Musée de l’Armée
The Musée de l’Armée contains an unmatchable collection of the French military history, all distributed within the building that formerly housed some of France’s elite soldiers during the Napoleonic times. The extensive selection of items, what they meant, and the history the recollected exhibited how complex the French historical narrative happens to be, even in the present discourse. Unfortunately for the topic of our course, our tour consisted mostly of the history in the context Napoleon, rather than the two World Wars––though the history of Napoleon exposed the rift in political and military memory within the French nation.
Shoah Memorial
The Shoah Memorial was comprehensive in its portrayal of the Jewish population in Europe, extending back to the medieval days and the gentile perceptions of (and their torturous methods against) this group. What was quite surprising to me after the chronological transition into the Holocaust was the focus of the Shoah Memorial Museum on the Auschwitz complex, focusing in on the transportation from Drancy (outside of Paris) to the hybrid concentration and extermination camp in Poland. This emphasis heavily contrasted the Deportation Martyrs Memorial’s portrayal of the distribution of the French Jew population across many of the Nazi extermination camps.

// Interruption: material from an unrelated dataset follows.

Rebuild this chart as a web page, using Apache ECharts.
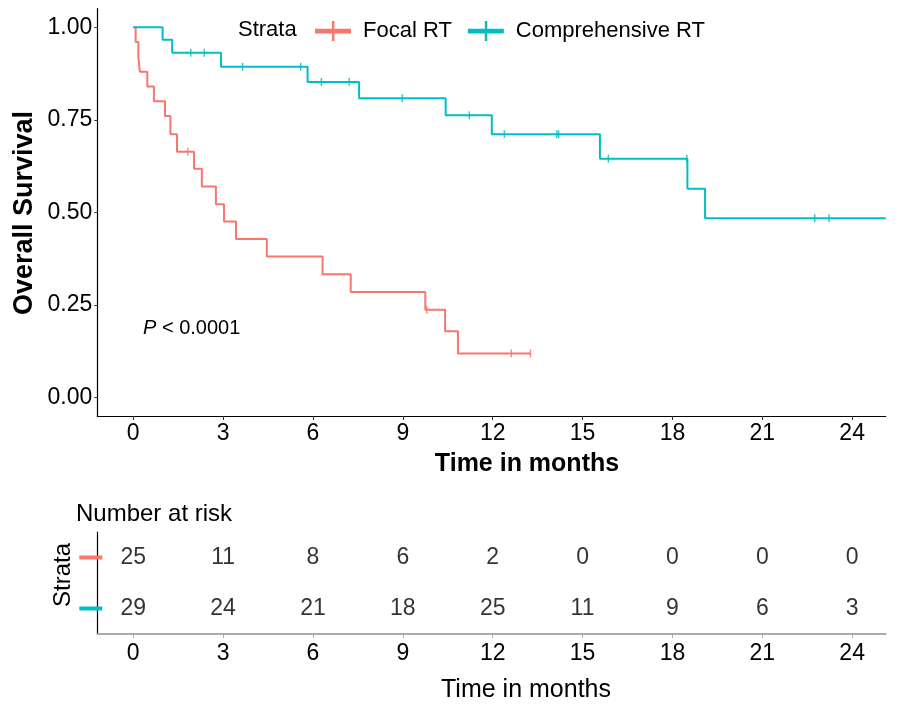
<!DOCTYPE html>
<html>
<head>
<meta charset="utf-8">
<script src="https://cdn.jsdelivr.net/npm/echarts@6/dist/echarts.min.js"></script>
<style>
html,body{margin:0;padding:0;background:#fff;}
#chart{width:898px;height:715px;}
</style>
</head>
<body>
<div id="chart"></div>
<script>
// ---------- data ----------
const seriesNames = ['Focal RT', 'Comprehensive RT'];
const focalTimes = [0, 0.08, 0.17, 0.22, 0.47, 0.69, 1.06, 1.24, 1.46, 2.03, 2.29, 2.76, 3.03, 3.43, 4.46, 6.32, 7.26, 9.75, 10.41, 10.84, 13.26];
const focalSurv  = [1, 0.96, 0.92, 0.88, 0.84, 0.80, 0.76, 0.711, 0.664, 0.618, 0.570, 0.522, 0.475, 0.428, 0.381, 0.333, 0.285, 0.237, 0.179, 0.119, 0.119];
const focalCensor = [1.82, 9.8, 12.62, 13.26];
const compTimes = [0, 0.98, 1.30, 2.93, 5.82, 7.54, 10.43, 11.97, 15.58, 18.50, 19.09, 25.12];
const compSurv  = [1, 0.966, 0.931, 0.893, 0.852, 0.808, 0.762, 0.711, 0.645, 0.564, 0.484, 0.484];
const compCensor = [1.92, 2.37, 3.65, 5.59, 6.28, 7.21, 8.98, 11.22, 12.39, 14.14, 14.2, 15.86, 18.48, 22.75, 23.23];
const xTicks = [0, 3, 6, 9, 12, 15, 18, 21, 24];
const yTicks = [0, 0.25, 0.5, 0.75, 1];
const riskTimes = [0, 3, 6, 9, 12, 15, 18, 21, 24];
const focalRisk = [25, 11, 8, 6, 2, 0, 0, 0, 0];
const compRisk  = [29, 24, 21, 18, 25, 11, 9, 6, 3];
const pText = '< 0.0001';

// ---------- helpers ----------
const RED = '#F8766D', TEAL = '#00BFC4';
const FONT = "'Liberation Sans', Arial, Helvetica, sans-serif";
function survAt(times, surv, t) {
  let s = surv[0];
  for (let i = 0; i < times.length; i++) { if (times[i] <= t) s = surv[i]; }
  return s;
}
const XMIN = -1.2, XMAX = 25.12;
const legendIcon = 'path://M0,7.8 H36 V12.4 H0 Z M17,0 H19.4 V20 H17 Z';

const chart = echarts.init(document.getElementById('chart'), null, {renderer: 'canvas'});
const option = {
  backgroundColor: '#fff',
  animation: false,
  textStyle: {fontFamily: FONT},
  grid: [
    {left: 97.3, right: 12.3, top: 8.7, height: 407.3, containLabel: false},
    {left: 97.3, right: 12.3, top: 532, height: 102, containLabel: false}
  ],
  legend: {
    data: [
      {name: seriesNames[0], icon: legendIcon, itemStyle: {color: RED}},
      {name: seriesNames[1], icon: legendIcon, itemStyle: {color: TEAL}}
    ],
    left: 315, top: 20, padding: 0,
    itemWidth: 36, itemHeight: 20, itemGap: 16,
    textStyle: {fontSize: 22, color: '#000', fontFamily: FONT, padding: [0, 0, 0, 7]},
    selectedMode: false
  },
  xAxis: [
    {
      type: 'value', gridIndex: 0, min: XMIN, max: XMAX,
      axisLine: {show: true, onZero: false, lineStyle: {color: '#000', width: 1.2}},
      axisTick: {show: true, length: 4, lineStyle: {color: '#333'}, customValues: xTicks},
      axisLabel: {fontSize: 23, color: '#000', margin: 6, customValues: xTicks, fontFamily: FONT},
      splitLine: {show: false}
    },
    {
      type: 'value', gridIndex: 1, min: XMIN, max: XMAX,
      axisLine: {show: true, onZero: false, lineStyle: {color: '#ababab', width: 2}},
      axisTick: {show: true, length: 4, lineStyle: {color: '#ababab'}, customValues: riskTimes},
      axisLabel: {fontSize: 23, color: '#000', margin: 8, customValues: riskTimes, fontFamily: FONT},
      splitLine: {show: false}
    }
  ],
  yAxis: [
    {
      type: 'value', gridIndex: 0, min: -0.05, max: 1.05,
      axisLine: {show: true, onZero: false, lineStyle: {color: '#000', width: 1.2}},
      axisTick: {show: true, length: 3, lineStyle: {color: '#333'}, customValues: yTicks},
      axisLabel: {fontSize: 23, color: '#000', margin: 5, customValues: yTicks,
        formatter: v => v.toFixed(2), fontFamily: FONT},
      splitLine: {show: false}
    },
    {
      type: 'category', gridIndex: 1, data: [seriesNames[1], seriesNames[0]],
      axisLine: {show: true, onZero: false, lineStyle: {color: '#000', width: 1.2}},
      axisTick: {show: false},
      axisLabel: {
        margin: -5,
        formatter: v => v === seriesNames[0] ? '{a|}' : '{b|}',
        rich: {
          a: {backgroundColor: RED, width: 23, height: 4},
          b: {backgroundColor: TEAL, width: 23, height: 4}
        }
      },
      splitLine: {show: false}
    }
  ],
  series: [
    {
      name: seriesNames[0], type: 'line', step: 'end', xAxisIndex: 0, yAxisIndex: 0,
      data: focalTimes.map((t, i) => [t, focalSurv[i]]),
      showSymbol: false, symbol: 'none',
      lineStyle: {color: RED, width: 2}, itemStyle: {color: RED}
    },
    {
      name: seriesNames[1], type: 'line', step: 'end', xAxisIndex: 0, yAxisIndex: 0,
      data: compTimes.map((t, i) => [t, compSurv[i]]),
      showSymbol: false, symbol: 'none',
      lineStyle: {color: TEAL, width: 2}, itemStyle: {color: TEAL}
    },
    {
      name: seriesNames[0] + ' censor', type: 'scatter', xAxisIndex: 0, yAxisIndex: 0,
      data: focalCensor.map(t => [t, survAt(focalTimes, focalSurv, t)]),
      symbol: 'rect', symbolSize: [1.5, 8], itemStyle: {color: RED}, silent: true
    },
    {
      name: seriesNames[1] + ' censor', type: 'scatter', xAxisIndex: 0, yAxisIndex: 0,
      data: compCensor.map(t => [t, survAt(compTimes, compSurv, t)]),
      symbol: 'rect', symbolSize: [1.5, 8], itemStyle: {color: TEAL}, silent: true
    },
    {
      name: 'risk focal', type: 'scatter', xAxisIndex: 1, yAxisIndex: 1,
      data: riskTimes.map((t, i) => [t, seriesNames[0], focalRisk[i]]),
      symbolSize: 1, itemStyle: {color: 'rgba(0,0,0,0)'},
      label: {show: true, position: 'inside', formatter: p => String(p.value[2]),
        fontSize: 23, color: '#000', fontFamily: FONT}
    },
    {
      name: 'risk comp', type: 'scatter', xAxisIndex: 1, yAxisIndex: 1,
      data: riskTimes.map((t, i) => [t, seriesNames[1], compRisk[i]]),
      symbolSize: 1, itemStyle: {color: 'rgba(0,0,0,0)'},
      label: {show: true, position: 'inside', formatter: p => String(p.value[2]),
        fontSize: 23, color: '#000', fontFamily: FONT}
    }
  ],
  graphic: [
    {type: 'text', x: 238, y: 30, style: {text: 'Strata', fontSize: 22, fill: '#000', fontFamily: FONT, verticalAlign: 'middle'}},
    {type: 'text', x: 25, y: 213, rotation: Math.PI / 2,
      style: {text: 'Overall Survival', fontSize: 27, fontWeight: 'bold', fill: '#000', fontFamily: FONT,
        align: 'center', verticalAlign: 'middle'}},
    {type: 'text', x: 527, y: 464,
      style: {text: 'Time in months', fontSize: 25, fontWeight: 'bold', fill: '#000', fontFamily: FONT,
        align: 'center', verticalAlign: 'middle'}},
    {type: 'text', x: 143, y: 328,
      style: {text: '{i|P} ' + pText, fontSize: 20, fill: '#000', fontFamily: FONT,
        align: 'left', verticalAlign: 'middle',
        rich: {i: {fontStyle: 'italic', fontSize: 20, fontFamily: FONT}}}},
    {type: 'text', x: 76, y: 514,
      style: {text: 'Number at risk', fontSize: 24, fill: '#000', fontFamily: FONT, verticalAlign: 'middle'}},
    {type: 'text', x: 63, y: 575, rotation: Math.PI / 2,
      style: {text: 'Strata', fontSize: 24, fill: '#000', fontFamily: FONT, align: 'center', verticalAlign: 'middle'}},
    {type: 'text', x: 526, y: 690,
      style: {text: 'Time in months', fontSize: 25, fill: '#000', fontFamily: FONT, align: 'center', verticalAlign: 'middle'}}
  ]
};
chart.setOption(option);
</script>
</body>
</html>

Mémorial des Martyrs de la Déportation
The Deportation Martyrs Memorial relied heavily on aesthetics to convey a drastic empathetic impact, one that would match the heart-wrenching process of the Vichy and collaborating government sending the French Jews (France’s own citizens) to extermination camps. Its way of shaping space to isolate you as you progress through the exhibition, its jagged typography, and its emotional quotes capture the regret that France as a whole had for allowing this to happen.
However, these notions, executed through beautiful design, are a way that the French people have tried to shape their memory. The museum is used, in a way, to distract through a design and complex donated from the state to wash away the complacency of the majority of French citizens in the of their Jewish communities and neighbors.